In 1911 he was charged with manslaughter after he ran down a 10-year-old boy at Wylye, Wiltshire while he was driving a motor-car, Gilmour was overtaking a cart when the boy ran out into the road. At the trial in May 1911 at Salisbury Crown Court he was found not guilty of the charge.

==Death==
Gilmour had set off from Brooklands at about 11 a.m. to make a trial cross-country flight in a Martin Handasyde monoplane. While flying over the Old Deer Park in Richmond at about 400 ft the aircraft suffered a structural failure and crashed, killing Gilmour instantly. Eyewitnesses reported that the left wing of the aircraft had folded in mid-air, although an examination of the wreckage revealed that all the bracing wires were intact. The accident was possibly due to Gilmour encountering an air pocket: other aviators had encountered such conditions that day.

An inquest into the death was held at Richmond on 20 February 1912, the coroner and jury first inspected the wreck in the Old Deer Park and had the assistance of the manufacturer Martin & Handyside, an aeronautical engineer and Tom Sopwith who had flown the aircraft previously. Witnesses talked about the state of health of Gilmour and the condition of the machine, a letter from Gilmour with his wishes for funeral was presented to the inquiry. The coroner said the inquiry had to decide if it was a pure accident or a "weak spot" in the aircraft, the jury after consideration returned a verdict of accidental death, they thought that something had happened to the aircraft but they did not have enough evidence to show what.

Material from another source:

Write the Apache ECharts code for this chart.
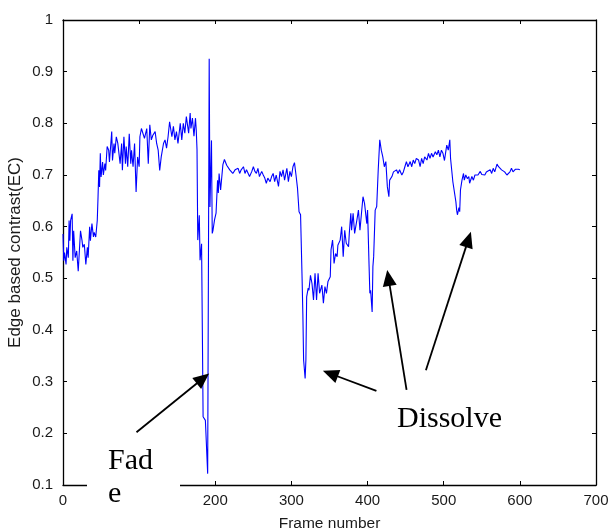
<!DOCTYPE html>
<html>
<head>
<meta charset="utf-8">
<script src="https://cdn.jsdelivr.net/npm/echarts@6/dist/echarts.min.js"></script>
<style>
html,body{margin:0;padding:0;background:#fff;}
#chart{width:609px;height:532px;}
</style>
</head>
<body>
<div id="chart"></div>
<script>
// ---- data ----
const frames = [
0,1,2,4,5,7,8,9,10,12,13,14,16,18,20,22,23,25,26,28,30,32,33,35,36,38,40,41,43,45,46,47,48,49,50,52,53,55,56,58,60,61,64,65,67,68,70,72,75,77,78,80,82,83,85,87,89,90,92,94,96,98,100,101,103,105,107,110,112,114,116,118,121,123,125,127,129,132,134,136,138,140,143,145,147,149,151,154,156,158,160,162,165,167,168,170,172,174,175,176,177,179,180,182,183,184,187,190,192,193,195,196,197,199,201,203,204,205,207,210,212,
215,217,219,221,223,226,228,230,232,234,237,239,241,243,245,248,250,252,254,256,258,261,263,265,267,269,272,274,276,278,280,283,285,287,289,291,294,296,298,300,302,304,
306,308,310,312,314,315,316,318,319,320,322,323,325,327,329,331,333,335,337,340,342,344,346,348,351,352,354,355,356,358,360,361,364,366,368,370,372,375,376,378,379,381,383,386,388,390,392,394,396,399,400,402,403,404,406,407,408,410,412,414,416,418,420,422,424,426,428,429,432,434,436,438,440,442,445,447,449,451,453,456,458,460,462,464,467,469,471,473,475,478,480,482,484,486,489,491,493,495,497,499,501,503,504,506,508,509,511,512,514,516,517,518,520,521,522,524,526,527,529,531,533,534,537,539,541,543,545,548,550,552,554,556,558,561,563,565,567,570,572,574,576,578,580,583,585,587,589,591,594,596,598,600
];
const ecValues = [
.586,.534,.55,.527,.56,.54,.612,.573,.612,.625,.534,.592,.54,.553,.514,.566,.592,.573,.56,.566,.527,.56,.54,.6,.573,.606,.58,.589,.58,.612,.657,.709,.677,.742,.696,.725,.7,.722,.709,.755,.748,.725,.784,.728,.761,.742,.774,.761,.722,.761,.709,.774,.722,.755,.716,.78,.722,.748,.716,.761,.667,.735,.716,.774,.79,.787,.771,.79,.722,.797,.768,.777,.784,.761,.748,.709,.735,.761,.768,.752,.774,.803,.774,.794,.768,.784,.761,.8,.768,.8,.781,.813,.781,.82,.79,.81,.775,.81,.787,.75,.574,.622,.535,.567,.40,.232,.225,.122,.925,.638,.767,.587,.593,.613,.626,.69,.665,.703,.671,.72,.73,
.719,.716,.71,.713,.703,.71,.707,.713,.703,.71,.716,.703,.71,.713,.697,.707,.716,.707,.703,.713,.697,.707,.70,.694,.684,.694,.687,.697,.703,.687,.70,.678,.707,.697,.71,.69,.713,.687,.707,.697,.716,.724,
.70,.674,.629,.623,.50,.432,.342,.306,.342,.464,.481,.477,.506,.49,.458,.51,.458,.51,.471,.487,.452,.484,.471,.494,.503,.555,.574,.555,.529,.548,.542,.564,.574,.60,.542,.593,.568,.561,.587,.626,.593,.626,.587,.613,.632,.593,.626,.658,.645,.606,.632,.523,.471,.477,.435,.523,.542,.632,.639,.71,.768,.748,.735,.716,.726,.677,.658,.69,.697,.706,.703,.71,.703,.71,.70,.706,.716,.726,.716,.726,.716,.729,.722,.732,.729,.716,.732,.722,.735,.729,.742,.732,.742,.735,.745,.739,.748,.735,.748,.742,.728,.748,.758,.748,.768,.732,.732,.687,.684,.648,.632,.623,.637,.629,.671,.69,.703,.69,.70,.693,.697,.684,.697,.69,.70,.703,.70,.707,.701,.704,.70,.706,.703,.71,.703,.713,.706,.721,.716,.717,.71,.711,.706,.70,.703,.706,.713,.706,.711,.708,.711,.71
];
const xTicks = {min: 0, max: 700, step: 100};
const yTicks = {min: 0.1, max: 1, step: 0.1};
// annotation arrows: [tailFrame, tailValue, headFrame, headValue]
const arrows = [
  [96.5, 0.202, 191.9, 0.316],
  [411.6, 0.282, 341.3, 0.321],
  [451.2, 0.284, 425.8, 0.516],
  [476.6, 0.322, 535.7, 0.590]
];

const seriesData = frames.map((f, i) => [f, ecValues[i]]);

const chart = echarts.init(document.getElementById('chart'), null, {renderer: 'canvas'});
const labelFont = {fontFamily: 'Liberation Sans, Arial, sans-serif', fontSize: 15, color: '#1a1a1a'};
const axisLineStyle = {color: '#000', width: 1.3};

const option = {
  animation: false,
  backgroundColor: '#fff',
  grid: {left: 63, right: 13, top: 20, bottom: 47, containLabel: false, outerBoundsMode: 'none'},
  xAxis: [
    {
      type: 'value', position: 'bottom', min: xTicks.min, max: xTicks.max, interval: xTicks.step,
      name: 'Frame number', nameLocation: 'middle', nameGap: 31, nameMoveOverlap: false,
      nameTextStyle: {fontFamily: 'Liberation Sans, Arial, sans-serif', fontSize: 15.5, color: '#1a1a1a'},
      axisLine: {show: true, onZero: false, lineStyle: axisLineStyle},
      axisTick: {show: true, inside: true, length: 4, lineStyle: {color: '#000'}},
      axisLabel: Object.assign({margin: 8}, labelFont),
      splitLine: {show: false}
    },
    {
      type: 'value', position: 'top', min: xTicks.min, max: xTicks.max, interval: xTicks.step,
      axisLine: {show: true, onZero: false, lineStyle: axisLineStyle},
      axisTick: {show: true, inside: true, length: 4, lineStyle: {color: '#000'}},
      axisLabel: {show: false}, splitLine: {show: false}
    }
  ],
  yAxis: [
    {
      type: 'value', position: 'left', min: yTicks.min, max: yTicks.max, interval: yTicks.step,
      name: 'Edge based contrast(EC)', nameLocation: 'middle', nameGap: 39, nameMoveOverlap: false,
      nameTextStyle: {fontFamily: 'Liberation Sans, Arial, sans-serif', fontSize: 17, color: '#1a1a1a'},
      axisLine: {show: true, onZero: false, lineStyle: axisLineStyle},
      axisTick: {show: true, inside: true, length: 4, lineStyle: {color: '#000'}},
      axisLabel: Object.assign({margin: 10, formatter: v => String(+v.toFixed(1))}, labelFont),
      splitLine: {show: false}
    },
    {
      type: 'value', position: 'right', min: yTicks.min, max: yTicks.max, interval: yTicks.step,
      axisLine: {show: true, onZero: false, lineStyle: axisLineStyle},
      axisTick: {show: true, inside: true, length: 4, lineStyle: {color: '#000'}},
      axisLabel: {show: false}, splitLine: {show: false}
    }
  ],
  series: [{
    type: 'line', xAxisIndex: 0, yAxisIndex: 0,
    data: seriesData, showSymbol: false, symbol: 'none',
    lineStyle: {color: '#0000ff', width: 1.1},
    clip: false
  }]
};
chart.setOption(option);

// annotations
const graphics = [];
arrows.forEach(a => {
  const t = chart.convertToPixel({gridIndex: 0}, [a[0], a[1]]);
  const h = chart.convertToPixel({gridIndex: 0}, [a[2], a[3]]);
  const dx = h[0] - t[0], dy = h[1] - t[1];
  const len = Math.sqrt(dx * dx + dy * dy);
  const ux = dx / len, uy = dy / len;
  const hl = 16, hw = 7;
  const bx = h[0] - ux * hl, by = h[1] - uy * hl;
  graphics.push({
    type: 'line', z: 20,
    shape: {x1: t[0], y1: t[1], x2: bx + ux * 2, y2: by + uy * 2},
    style: {stroke: '#000', lineWidth: 1.8}
  });
  graphics.push({
    type: 'polygon', z: 20,
    shape: {points: [[h[0], h[1]], [bx - uy * hw, by + ux * hw], [bx + uy * hw, by - ux * hw]]},
    style: {fill: '#000'}
  });
});
graphics.push({type: 'rect', z: 15, shape: {x: 87, y: 440, width: 93, height: 80}, style: {fill: '#fff'}});
const serifFont = '30px "Liberation Serif", "Times New Roman", serif';
graphics.push({type: 'text', z: 25, style: {x: 108, y: 461, text: 'Fad', font: serifFont, fill: '#000', verticalAlign: 'middle'}});
graphics.push({type: 'text', z: 25, style: {x: 108, y: 494, text: 'e', font: serifFont, fill: '#000', verticalAlign: 'middle'}});
graphics.push({type: 'text', z: 25, style: {x: 397, y: 419, text: 'Dissolve', font: serifFont, fill: '#000', verticalAlign: 'middle'}});
chart.setOption({graphic: graphics});
</script>
</body>
</html>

His funeral at Mickleham near Dorking, Surrey featured a motor lorry driven by the aviator James Radley instead of a hearse, the flat bed draped in purple cloth: the grave was lined with pink azaleas, coloured flowers only were requested and no bells were tolled. The letter Gilmour had left outlining his wishes for his funeral ended "I want every one to be merry and bright, for I don't believe in moaning" He was buried at St. Michael's Churchyard, Mickleham with his parents David (1842–1907) and Margaret (1849–1910).